Exercise aim —
Exactly retype the lines from the top of the data through the line containing "from matplotlib.ticker import", leaving out every picture.

Given records —
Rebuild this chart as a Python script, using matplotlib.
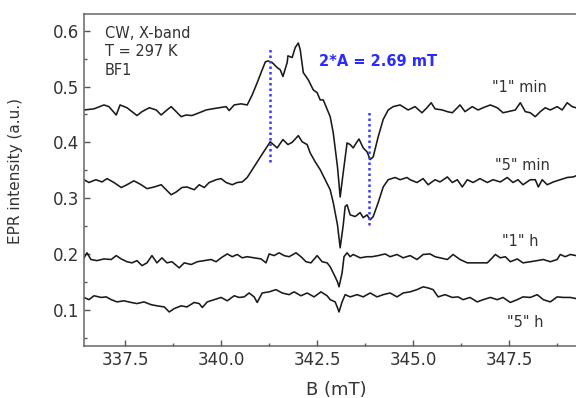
import numpy as np
import matplotlib.pyplot as plt
from matplotlib.ticker import MultipleLocator, FormatStrFormatter

# --- data (B in mT, intensity in a.u.) ---
b_1min = [336.43, 336.69, 336.95, 337.08, 337.27, 337.37, 337.55, 337.81, 337.94, 338.13,
          338.31, 338.44, 338.59, 338.70, 338.83, 338.96, 339.09, 339.24, 339.43, 339.61,
          339.77, 339.95, 340.13, 340.21, 340.34, 340.52, 340.68, 340.81, 340.94, 341.07,
          341.15, 341.22, 341.33, 341.46, 341.54, 341.61, 341.72, 341.74, 341.85, 341.93,
          342.01, 342.06, 342.14, 342.27, 342.40, 342.50, 342.58, 342.66, 342.84, 342.92,
          343.03, 343.10, 343.18, 343.28, 343.36, 343.44, 343.52, 343.59, 343.70, 343.80,
          343.88, 343.96, 344.09, 344.22, 344.35, 344.48, 344.66, 344.87, 345.05, 345.23,
          345.36, 345.47, 345.57, 345.76, 345.89, 346.02, 346.15, 346.22, 346.35, 346.54,
          346.69, 346.82, 347.01, 347.19, 347.34, 347.47, 347.66, 347.79, 347.92, 348.05,
          348.18, 348.31, 348.44, 348.57, 348.75, 348.88, 349.01, 349.14, 349.24]
i_1min = [0.458, 0.460, 0.467, 0.464, 0.449, 0.467, 0.462, 0.448, 0.455, 0.462,
          0.458, 0.449, 0.458, 0.464, 0.455, 0.446, 0.449, 0.448, 0.453, 0.458,
          0.460, 0.462, 0.464, 0.457, 0.467, 0.469, 0.467, 0.485, 0.507, 0.530,
          0.544, 0.546, 0.543, 0.534, 0.530, 0.518, 0.543, 0.555, 0.552, 0.570,
          0.578, 0.566, 0.525, 0.512, 0.494, 0.489, 0.476, 0.476, 0.446, 0.417,
          0.356, 0.302, 0.346, 0.399, 0.396, 0.390, 0.399, 0.406, 0.390, 0.383,
          0.369, 0.374, 0.410, 0.441, 0.458, 0.464, 0.467, 0.458, 0.464, 0.453,
          0.462, 0.471, 0.460, 0.458, 0.455, 0.453, 0.462, 0.467, 0.455, 0.464,
          0.458, 0.462, 0.467, 0.462, 0.453, 0.455, 0.458, 0.471, 0.455, 0.453,
          0.446, 0.455, 0.462, 0.458, 0.464, 0.458, 0.471, 0.464, 0.462]

b_5min = [336.43, 336.56, 336.74, 336.90, 337.03, 337.21, 337.40, 337.55, 337.73, 337.92,
          338.07, 338.26, 338.44, 338.57, 338.70, 338.83, 338.98, 339.11, 339.30, 339.43,
          339.56, 339.69, 339.87, 340.00, 340.13, 340.29, 340.42, 340.55, 340.68, 340.81,
          341.09, 341.28, 341.46, 341.61, 341.74, 341.85, 342.01, 342.11, 342.24, 342.32,
          342.45, 342.58, 342.71, 342.84, 342.92, 343.03, 343.10, 343.18, 343.23, 343.28,
          343.36, 343.49, 343.62, 343.70, 343.80, 343.88, 343.96, 344.09, 344.22, 344.35,
          344.53, 344.66, 344.84, 344.92, 345.10, 345.26, 345.39, 345.57, 345.70, 345.89,
          346.02, 346.15, 346.28, 346.41, 346.56, 346.74, 346.93, 347.08, 347.27, 347.45,
          347.60, 347.73, 347.86, 348.05, 348.18, 348.26, 348.36, 348.49, 348.65, 348.83,
          349.01, 349.17, 349.24]
i_5min = [0.333, 0.328, 0.333, 0.329, 0.335, 0.328, 0.319, 0.324, 0.331, 0.324,
          0.317, 0.320, 0.324, 0.315, 0.306, 0.311, 0.319, 0.320, 0.315, 0.324,
          0.319, 0.328, 0.333, 0.335, 0.328, 0.324, 0.328, 0.329, 0.337, 0.351,
          0.381, 0.401, 0.390, 0.405, 0.396, 0.400, 0.412, 0.401, 0.396, 0.381,
          0.365, 0.351, 0.333, 0.315, 0.292, 0.252, 0.211, 0.252, 0.285, 0.288,
          0.270, 0.267, 0.274, 0.265, 0.270, 0.261, 0.267, 0.292, 0.320, 0.333,
          0.337, 0.333, 0.337, 0.333, 0.328, 0.335, 0.324, 0.333, 0.329, 0.338,
          0.328, 0.333, 0.320, 0.333, 0.328, 0.335, 0.328, 0.333, 0.329, 0.337,
          0.328, 0.333, 0.324, 0.333, 0.333, 0.320, 0.333, 0.324, 0.329, 0.333,
          0.337, 0.338, 0.340]

b_1h = [336.43, 336.51, 336.61, 336.77, 336.95, 337.14, 337.27, 337.40, 337.55, 337.68,
        337.81, 337.94, 338.07, 338.20, 338.33, 338.46, 338.59, 338.72, 338.91, 339.04,
        339.22, 339.38, 339.56, 339.74, 339.87, 340.00, 340.16, 340.29, 340.42, 340.55,
        340.68, 340.86, 341.04, 341.17, 341.25, 341.38, 341.51, 341.64, 341.77, 341.95,
        342.08, 342.21, 342.34, 342.50, 342.63, 342.76, 342.84, 342.92, 343.03, 343.07,
        343.15, 343.20, 343.28, 343.36, 343.44, 343.62, 343.80, 343.93, 344.09, 344.27,
        344.40, 344.58, 344.74, 344.92, 345.10, 345.26, 345.44, 345.57, 345.70, 345.89,
        346.04, 346.22, 346.41, 346.56, 346.74, 346.93, 347.06, 347.14, 347.27, 347.40,
        347.53, 347.71, 347.86, 348.05, 348.23, 348.39, 348.57, 348.75, 348.83, 348.96,
        349.09, 349.24]
i_1h = [0.193, 0.202, 0.190, 0.188, 0.191, 0.190, 0.197, 0.191, 0.186, 0.184,
        0.188, 0.179, 0.184, 0.197, 0.184, 0.193, 0.184, 0.186, 0.175, 0.184,
        0.181, 0.186, 0.188, 0.190, 0.186, 0.193, 0.200, 0.195, 0.199, 0.193,
        0.195, 0.193, 0.191, 0.184, 0.200, 0.197, 0.202, 0.197, 0.195, 0.202,
        0.195, 0.186, 0.184, 0.197, 0.186, 0.184, 0.177, 0.166, 0.150, 0.141,
        0.166, 0.195, 0.202, 0.195, 0.199, 0.193, 0.195, 0.195, 0.197, 0.200,
        0.195, 0.199, 0.193, 0.197, 0.190, 0.199, 0.200, 0.195, 0.193, 0.190,
        0.199, 0.190, 0.184, 0.184, 0.184, 0.184, 0.193, 0.199, 0.193, 0.195,
        0.186, 0.191, 0.184, 0.186, 0.188, 0.190, 0.186, 0.190, 0.199, 0.195,
        0.199, 0.197]

b_5h = [336.43, 336.56, 336.69, 336.88, 337.01, 337.14, 337.29, 337.47, 337.66, 337.81,
        337.99, 338.18, 338.33, 338.52, 338.65, 338.78, 338.96, 339.11, 339.30, 339.43,
        339.51, 339.64, 339.82, 340.00, 340.16, 340.34, 340.47, 340.60, 340.73, 340.86,
        340.94, 341.07, 341.25, 341.43, 341.59, 341.77, 341.90, 342.08, 342.24, 342.42,
        342.60, 342.76, 342.84, 342.97, 343.05, 343.07, 343.15, 343.23, 343.36, 343.54,
        343.70, 343.88, 344.06, 344.22, 344.40, 344.58, 344.74, 344.92, 345.10, 345.26,
        345.39, 345.52, 345.65, 345.83, 346.02, 346.17, 346.30, 346.48, 346.67, 346.82,
        347.01, 347.19, 347.34, 347.53, 347.71, 347.86, 348.05, 348.23, 348.39, 348.57,
        348.75, 348.91, 349.09, 349.24]
i_5h = [0.122, 0.118, 0.125, 0.122, 0.123, 0.118, 0.114, 0.116, 0.113, 0.111,
        0.114, 0.109, 0.107, 0.105, 0.096, 0.102, 0.107, 0.105, 0.113, 0.111,
        0.104, 0.114, 0.118, 0.122, 0.116, 0.125, 0.122, 0.123, 0.130, 0.123,
        0.113, 0.130, 0.132, 0.136, 0.130, 0.127, 0.132, 0.125, 0.130, 0.123,
        0.132, 0.125, 0.118, 0.114, 0.100, 0.096, 0.114, 0.127, 0.123, 0.127,
        0.123, 0.130, 0.123, 0.127, 0.130, 0.123, 0.130, 0.132, 0.136, 0.141,
        0.139, 0.136, 0.123, 0.127, 0.122, 0.123, 0.118, 0.122, 0.114, 0.118,
        0.122, 0.118, 0.122, 0.113, 0.118, 0.123, 0.122, 0.127, 0.118, 0.114,
        0.123, 0.122, 0.122, 0.120]

# hyperfine markers: field position and vertical extent
marker_b = [341.28, 343.85]
marker_lo = [0.365, 0.252]
marker_hi = [0.567, 0.455]

trace_labels = ['"1" min', '"5" min', '"1" h', '"5" h']
label_pos = [(347.78, 0.498), (347.84, 0.358), (347.79, 0.222), (347.92, 0.077)]

txt_col = '#333333'

fig = plt.figure(figsize=(5.76, 3.98), dpi=100)
ax = fig.add_axes([0.1458, 0.1307, 0.8542, 0.8341])

for b, i in [(b_1min, i_1min), (b_5min, i_5min), (b_1h, i_1h), (b_5h, i_5h)]:
    ax.plot(b, i, color='#1a1a1a', lw=1.15)

for xb, lo, hi in zip(marker_b, marker_lo, marker_hi):
    ax.plot([xb, xb], [lo, hi], color='#3a3aff', lw=1.8, ls=(0, (1, 1.2)))

ax.text(344.09, 0.544, '2*A = 2.69 mT', color='#2b2bff', fontsize=10.5,
        fontweight='bold', ha='center', va='center')

ax.text(336.98, 0.562, 'CW, X-band\nT = 297 K\nBF1', color=txt_col, fontsize=10.5,
        ha='left', va='center', linespacing=1.3)

for lab, (xl, yl) in zip(trace_labels, label_pos):
    ax.text(xl, yl, lab, color=txt_col, fontsize=10.5, ha='center', va='center')

ax.set_xlim(336.43, 349.24)
ax.set_ylim(0.035, 0.63)
ax.xaxis.set_major_locator(MultipleLocator(2.5))
ax.xaxis.set_minor_locator(MultipleLocator(1.25))
ax.yaxis.set_major_locator(MultipleLocator(0.1))
ax.yaxis.set_minor_locator(MultipleLocator(0.05))
ax.xaxis.set_major_formatter(FormatStrFormatter('%.1f'))
ax.yaxis.set_major_formatter(FormatStrFormatter('%.1f'))
ax.tick_params(which='both', direction='in', colors='#555555', labelcolor=txt_col,
               labelsize=12, width=1)
ax.tick_params(which='major', length=4)
ax.tick_params(which='minor', length=2.5)
ax.spines['right'].set_visible(False)
for s in ['left', 'bottom', 'top']:
    ax.spines[s].set_color('#666666')
    ax.spines[s].set_linewidth(1.1)

ax.set_xlabel('B (mT)', fontsize=13, color=txt_col)
ax.xaxis.set_label_coords(0.512, -0.105)
ax.set_ylabel('EPR intensity (a.u.)', fontsize=11, color=txt_col)
ax.yaxis.set_label_coords(-0.124, 0.527)

fig.savefig('out.png', dpi=100)
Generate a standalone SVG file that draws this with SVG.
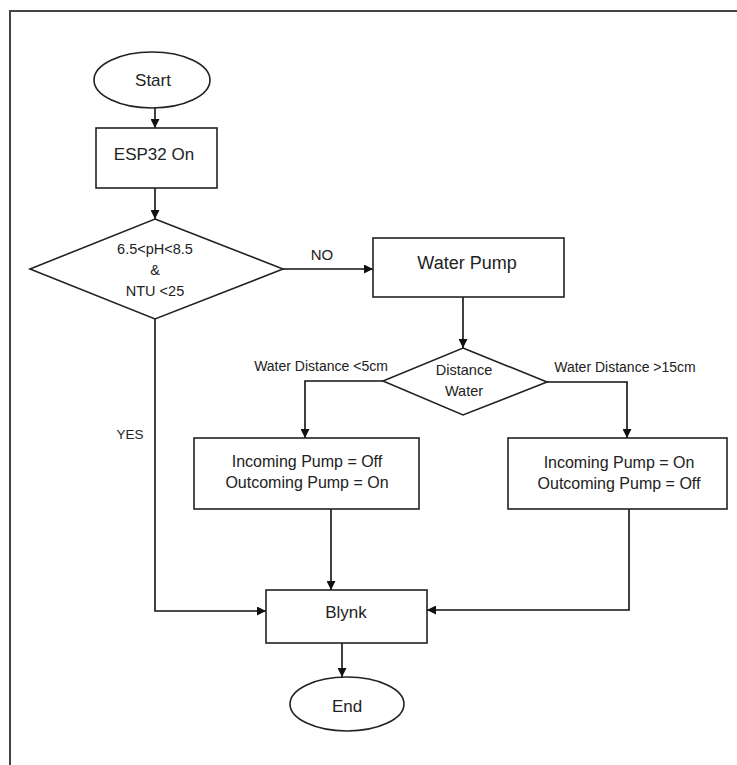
<svg xmlns="http://www.w3.org/2000/svg" width="737" height="765" viewBox="0 0 737 765">
<style>
.s{fill:#fff;stroke:#222;stroke-width:1.6}
.c{fill:none;stroke:#111;stroke-width:1.6}
text{font-family:"Liberation Sans",Arial,sans-serif;fill:#222;text-anchor:middle;dominant-baseline:central}
</style>
<defs>
<marker id="a" viewBox="0 0 10 10" refX="10" refY="5" markerWidth="9" markerHeight="9" markerUnits="userSpaceOnUse" orient="auto">
<path d="M0,0 L10,5 L0,10 z" fill="#111"/>
</marker>
</defs>
<rect width="737" height="765" fill="#fff"/>
<path d="M10,765 V11 H737" fill="none" stroke="#444" stroke-width="2"/>
<g id="connectors">
<path class="c" d="M155,107 V128" marker-end="url(#a)"/>
<path class="c" d="M155,188 V219" marker-end="url(#a)"/>
<path class="c" d="M283,269 H373" marker-end="url(#a)"/>
<path class="c" d="M463,297 V348" marker-end="url(#a)"/>
<path class="c" d="M383,381 H305 V438" marker-end="url(#a)"/>
<path class="c" d="M547,382 H627 V438" marker-end="url(#a)"/>
<path class="c" d="M331,509 V590" marker-end="url(#a)"/>
<path class="c" d="M155,319 V611 H266" marker-end="url(#a)"/>
<path class="c" d="M629,509 V610 H427" marker-end="url(#a)"/>
<path class="c" d="M342,643 V677" stroke-width="2.4" marker-end="url(#a)"/>
<text x="322" y="254" font-size="15">NO</text>
<text x="130" y="434" font-size="13.5">YES</text>
<text x="321" y="366" font-size="14">Water Distance &lt;5cm</text>
<text x="625" y="367" font-size="14">Water Distance &gt;15cm</text>
</g>
<g id="start">
<ellipse class="s" cx="152" cy="80" rx="58" ry="28"/>
<text x="153" y="80" font-size="17">Start</text>
</g>
<g id="esp32">
<rect class="s" x="96" y="128" width="121" height="60"/>
<text x="154" y="154" font-size="17">ESP32 On</text>
</g>
<g id="check">
<polygon class="s" points="155,219 283,269 155,319 30,269"/>
<text x="155" y="249" font-size="14.5">6.5&lt;pH&lt;8.5</text>
<text x="155" y="270" font-size="14.5">&amp;</text>
<text x="155" y="291" font-size="14.5">NTU &lt;25</text>
</g>
<g id="pump">
<rect class="s" x="373" y="238" width="191" height="59"/>
<text x="467" y="263" font-size="18">Water Pump</text>
</g>
<g id="distance">
<polygon class="s" points="463,348 547,382 463,415 383,381"/>
<text x="464" y="370" font-size="14.5">Distance</text>
<text x="464" y="391" font-size="14.5">Water</text>
</g>
<g id="low">
<rect class="s" x="194" y="438" width="225" height="71"/>
<text x="307" y="461" font-size="16">Incoming Pump = Off</text>
<text x="307" y="482" font-size="16">Outcoming Pump = On</text>
</g>
<g id="high">
<rect class="s" x="508" y="438" width="219" height="71"/>
<text x="619" y="462" font-size="16">Incoming Pump = On</text>
<text x="619" y="483" font-size="16">Outcoming Pump = Off</text>
</g>
<g id="blynk">
<rect class="s" x="266" y="590" width="161" height="53"/>
<text x="346" y="612" font-size="17">Blynk</text>
</g>
<g id="end">
<ellipse class="s" cx="347" cy="704" rx="57" ry="27"/>
<text x="347" y="706" font-size="17">End</text>
</g>
</svg>
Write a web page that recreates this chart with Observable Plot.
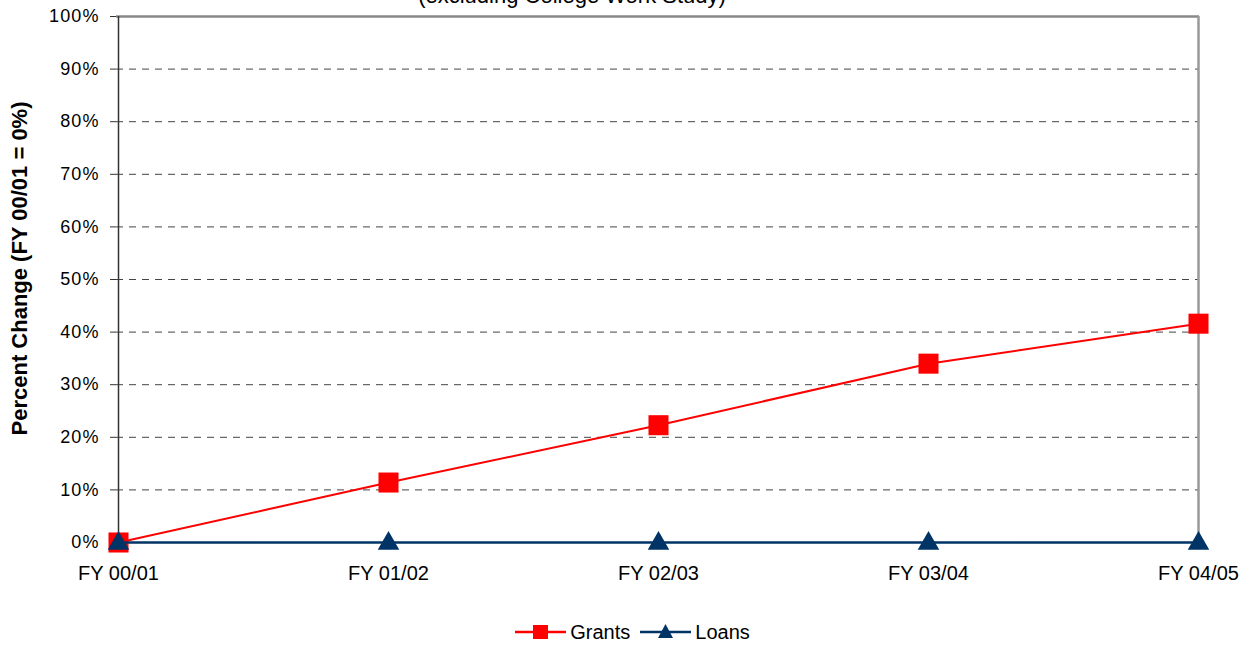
<!DOCTYPE html>
<html>
<head>
<meta charset="utf-8">
<script src="https://cdn.jsdelivr.net/npm/d3@7"></script>
<script src="https://cdn.jsdelivr.net/npm/@observablehq/plot@0.6"></script>
<style>
  html, body { margin: 0; padding: 0; background: #fff; overflow: hidden; }
  body { font-family: "Liberation Sans", Arial, sans-serif; width: 1253px; height: 645px; position: relative; }
  #title { position: absolute; top: -15px; left: 0; width: 1144px; text-align: center; font-size: 22px; line-height: 22px; color: #000; }
  #legend { position: absolute; top: 620px; left: 6px; width: 1253px; display: flex; justify-content: center; align-items: center; font-size: 20px; line-height: 24px; color: #000; }
  #legend .item { display: flex; align-items: center; margin: 0 5px; }
  #legend .item span { margin-left: 4px; }
  #legend svg { display: block; }
  g[aria-label="y-axis tick label"] text { letter-spacing: 1.1px; }
</style>
</head>
<body>
<div id="title">(excluding College Work Study)</div>
<div id="chart"></div>
<div id="legend"></div>
<script>
const years = ["FY 00/01", "FY 01/02", "FY 02/03", "FY 03/04", "FY 04/05"];
const grants = [0, 0.114, 0.223, 0.340, 0.416];
const loans = [0, 0, 0, 0, 0];
const yTicks = [0, 0.1, 0.2, 0.3, 0.4, 0.5, 0.6, 0.7, 0.8, 0.9, 1.0];
const seriesNames = ["Grants", "Loans"];
const seriesColors = ["#ff0000", "#003366"];

const data = [
  ...years.map((y, i) => ({year: y, value: grants[i], series: "Grants"})),
  ...years.map((y, i) => ({year: y, value: loans[i], series: "Loans"}))
];
const gData = data.filter(d => d.series === "Grants");
const lData = data.filter(d => d.series === "Loans");

const chart = Plot.plot({
  width: 1253,
  height: 600,
  marginLeft: 116,
  marginRight: 54,
  marginTop: 16,
  marginBottom: 58,
  style: {fontFamily: "'Liberation Sans', Arial, sans-serif", fontSize: "18px", color: "#000", background: "#fff", overflow: "visible"},
  x: {type: "point", domain: years, padding: 0},
  y: {domain: [0, 1]},
  marks: [
    Plot.ruleY(yTicks.filter(t => t > 0 && t < 1), {stroke: "#444", strokeWidth: 1, strokeDasharray: "7,6", strokeOpacity: 1}),
    Plot.ruleY([1], {stroke: "#888", strokeWidth: 2.5}),
    Plot.ruleX([years[years.length - 1]], {stroke: "#999", strokeWidth: 2.5}),
    Plot.axisY({ticks: yTicks, tickFormat: d3.format(".0%"), tickSize: 6, tickPadding: 11, label: null, fontSize: 18, stroke: "#333"}),
    Plot.axisX({tickSize: 0, tickPadding: 23, label: null, fontSize: 20}),
    Plot.ruleX([years[0]], {stroke: "#333", strokeWidth: 1.5}),
    Plot.text(["Percent Change (FY 00/01 = 0%)"], {frameAnchor: "left", textAnchor: "middle", dx: -97, dy: -11, rotate: -90, fontWeight: "bold", fontSize: 22, fill: "#000"}),
    Plot.line(gData, {x: "year", y: "value", stroke: seriesColors[0], strokeWidth: 2}),
    Plot.dot(gData, {x: "year", y: "value", symbol: "square", r: 11.3, fill: seriesColors[0], stroke: "none"}),
    Plot.line(lData, {x: "year", y: "value", stroke: seriesColors[1], strokeWidth: 2.5}),
    Plot.dot(lData, {x: "year", y: "value", symbol: "triangle", r: 8, fill: seriesColors[1], stroke: "none", dy: 1})
  ]
});
document.getElementById("chart").appendChild(chart);

// legend
const legend = document.getElementById("legend");
seriesNames.forEach((name, i) => {
  const item = document.createElement("div");
  item.className = "item";
  const sym = i === 0
    ? `<rect x="18" y="3" width="15" height="14" fill="${seriesColors[i]}"/>`
    : `<path d="M25.5 2 L33 16 L18 16 Z" fill="${seriesColors[i]}"/>`;
  item.innerHTML = `<svg width="51" height="20"><line x1="0" y1="10" x2="51" y2="10" stroke="${seriesColors[i]}" stroke-width="2.5"/>${sym}</svg><span>${name}</span>`;
  legend.appendChild(item);
});
</script>
</body>
</html>
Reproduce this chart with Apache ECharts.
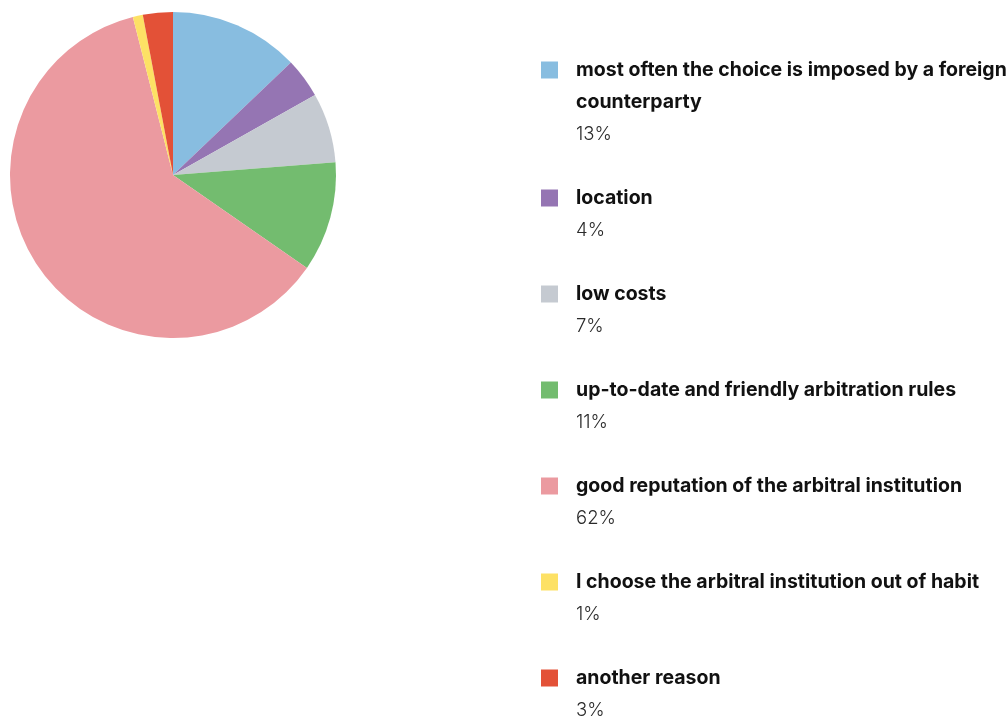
<!DOCTYPE html>
<html>
<head>
<meta charset="utf-8">
<script src="https://cdn.jsdelivr.net/npm/echarts@6/dist/echarts.min.js"></script>
<style>
  html, body { margin: 0; padding: 0; background: #ffffff; }
  #chart { width: 1007px; height: 718px; }
</style>
</head>
<body>
<div id="chart"></div>
<script>
// Reasons for choosing an arbitral institution (share of answers, %)
const categories = [
  'most often the choice is imposed by a foreign counterparty',
  'location',
  'low costs',
  'up-to-date and friendly arbitration rules',
  'good reputation of the arbitral institution',
  'I choose the arbitral institution out of habit',
  'another reason'
];
const shares = [13, 4, 7, 11, 62, 1, 3];
const colors = ['#88bde0', '#9575b3', '#c5cad1', '#73bc6f', '#eb9aa0', '#fde165', '#e35137'];

const FONT = 'Inter';
const NAME_SIZE = 19.5;
const PCT_SIZE = 18.5;
const LINE = 32;
const TEXT_WIDTH = 440;

// word-wrap legend names to the available width
const ctx = document.createElement('canvas').getContext('2d');
ctx.font = 'bold ' + NAME_SIZE + 'px ' + FONT;
function wrap(text) {
  const words = text.split(' ');
  const lines = [];
  let cur = '';
  words.forEach(function (w) {
    const t = cur ? cur + ' ' + w : w;
    if (cur && ctx.measureText(t).width > TEXT_WIDTH) {
      lines.push(cur);
      cur = w;
    } else {
      cur = t;
    }
  });
  lines.push(cur);
  return lines;
}

// top padding keeps the swatch level with the first text line
const legendData = categories.map(function (name) {
  const n = wrap(name).length;
  return { name: name, textStyle: { padding: [LINE * n, 0, 0, 13] } };
});

const chart = echarts.init(document.getElementById('chart'), null, { renderer: 'canvas' });
chart.setOption({
  animation: false,
  backgroundColor: '#ffffff',
  legend: {
    orient: 'vertical',
    left: 541,
    top: -10,
    padding: 0,
    itemGap: 0,
    itemWidth: 17,
    itemHeight: 17,
    icon: 'rect',
    selectedMode: false,
    data: legendData,
    formatter: function (name) {
      const i = categories.indexOf(name);
      return wrap(name).map(function (l) { return '{n|' + l + '}'; }).join('\n') +
        '\n{p|' + shares[i] + '%}';
    },
    textStyle: {
      fontFamily: FONT,
      lineHeight: LINE,
      rich: {
        n: { fontFamily: FONT, fontWeight: 'bold', fontSize: NAME_SIZE, lineHeight: LINE, color: '#111111' },
        p: { fontFamily: FONT, fontWeight: 300, fontSize: PCT_SIZE, lineHeight: LINE, color: '#2a2a2a' }
      }
    }
  },
  series: [{
    type: 'pie',
    center: [173, 175],
    radius: 163,
    startAngle: 90,
    clockwise: true,
    silent: true,
    label: { show: false },
    labelLine: { show: false },
    itemStyle: { borderWidth: 0 },
    data: categories.map(function (name, i) {
      return { name: name, value: shares[i], itemStyle: { color: colors[i] } };
    })
  }]
});
</script>
</body>
</html>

Task result —
Rebuild this chart as a Python script, using matplotlib.
import numpy as np
import matplotlib.pyplot as plt
from matplotlib.ticker import MultipleLocator, FormatStrFormatter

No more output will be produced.